De forma por demás peculiar, fueron contemporáneos Chen Kai y alguien quien sería la némesis de cualquier mago que apareciera por televisión: Beto El Boticario. Era un personaje muy bien pensado no para desenmascarar los trucos más sencillos de sus camaradas, sino para hacer reír. Y el hombre era el rey de la escena en cuanto aparecía a cuadro: con gran capacidad de improvisación, respetuoso, poseedor de la imagen del tío solterón de la familia que se tiró a la bohemia y a la magia, salvo que a él todo le salía mal y quedaban a la vista los resortes, los delgados hilos que sostenían objetos, los mazos de cartas trucados.

Y Beto El Boticario fue, entonces, el México que vendría —“Tatatiú, tatatiú, tatatiú taratantan”—: al que no le importaba que se le vieran los hilos ni los trucos ni nada: importaba el resultado que se sostenía en la risa ácida del espectador al saber que en efecto la vida cotidiana era así: adiós a las palancas, a tanto la plaza y bienvenidos los títulos de estudios impresos a la perfección ahí por los arcos de la plazuela de Santo Domingo.

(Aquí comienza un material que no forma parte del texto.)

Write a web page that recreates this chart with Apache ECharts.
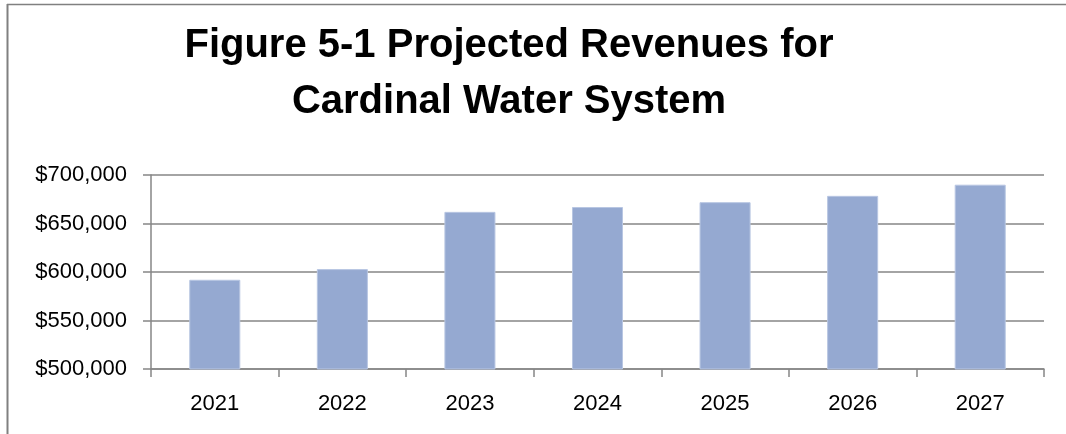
<!DOCTYPE html>
<html>
<head>
<meta charset="utf-8">
<script src="https://cdn.jsdelivr.net/npm/echarts@6/dist/echarts.min.js"></script>
<style>
html,body{margin:0;padding:0;background:#fff;}
#chart{width:1066px;height:434px;}
</style>
</head>
<body>
<div id="chart"></div>
<script>
const titleLines = ['Figure 5-1 Projected Revenues for', 'Cardinal Water System'];
const categories = ['2021', '2022', '2023', '2024', '2025', '2026', '2027'];
const revenues = [592000, 603000, 662000, 667000, 672000, 678500, 690000];
const yMin = 500000, yMax = 700000, yStep = 50000;

const chart = echarts.init(document.getElementById('chart'), null, {renderer: 'canvas'});
const labelFont = 'Liberation Sans';
chart.setOption({
  animation: false,
  backgroundColor: '#ffffff',
  graphic: [
    {type: 'line', shape: {x1: 7.5, y1: 4, x2: 7.5, y2: 434}, style: {stroke: '#808080', lineWidth: 2}},
    {type: 'line', shape: {x1: 7, y1: 4.5, x2: 1066, y2: 4.5}, style: {stroke: '#808080', lineWidth: 1.5}},
    {type: 'text', x: 509, y: 26, style: {text: titleLines[0], font: 'bold 40px "Liberation Sans"', fill: '#000', align: 'center', verticalAlign: 'top'}},
    {type: 'text', x: 509, y: 82, style: {text: titleLines[1], font: 'bold 40px "Liberation Sans"', fill: '#000', align: 'center', verticalAlign: 'top'}}
  ],
  grid: {left: 151, right: 22, top: 175, bottom: 65},
  xAxis: {
    type: 'category',
    data: categories,
    boundaryGap: true,
    axisLine: {lineStyle: {color: '#868686', width: 1.5}},
    axisTick: {show: true, length: 8, alignWithLabel: false, lineStyle: {color: '#868686', width: 1.5}},
    axisLabel: {color: '#000', fontSize: 22, fontFamily: labelFont, margin: 24}
  },
  yAxis: {
    type: 'value',
    min: yMin, max: yMax, interval: yStep,
    axisLine: {show: true, lineStyle: {color: '#868686', width: 1.5}},
    axisTick: {show: true, length: 8, lineStyle: {color: '#868686', width: 1.5}},
    splitLine: {show: true, lineStyle: {color: '#868686', width: 1.5}},
    axisLabel: {color: '#000', fontSize: 22, fontFamily: labelFont, margin: 24,
      formatter: v => '$' + v.toLocaleString('en-US')}
  },
  series: [{
    type: 'bar',
    data: revenues,
    barWidth: '40%',
    itemStyle: {color: '#95A9D1', borderColor: '#B8C6E2', borderWidth: 1}
  }]
});
</script>
</body>
</html>
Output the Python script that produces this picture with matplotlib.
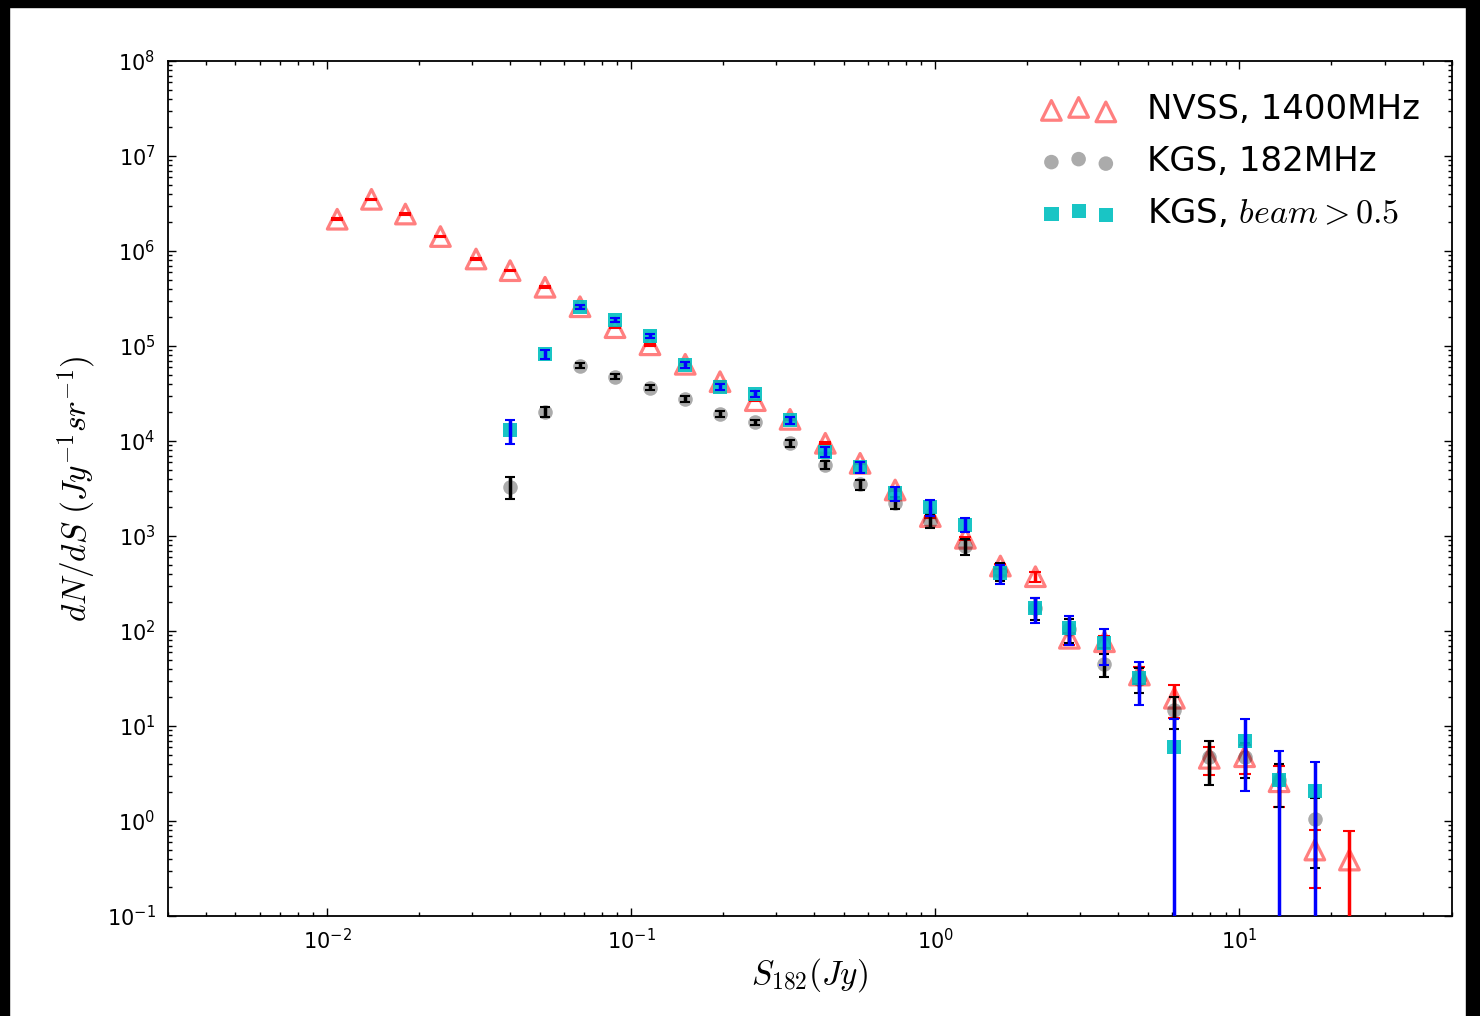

Y todavía después los magos mexicanos se fueron más a la baja, igual que el país: se agotó el petróleo, la impunidad se hizo ley, se disparó alocadamente la tasa de natalidad y hoy los charlatanes en la televisión, la radio, los periódicos y las redes sociales tratan de sacar a diario de su chistera a un conejo que jamás estuvo ahí.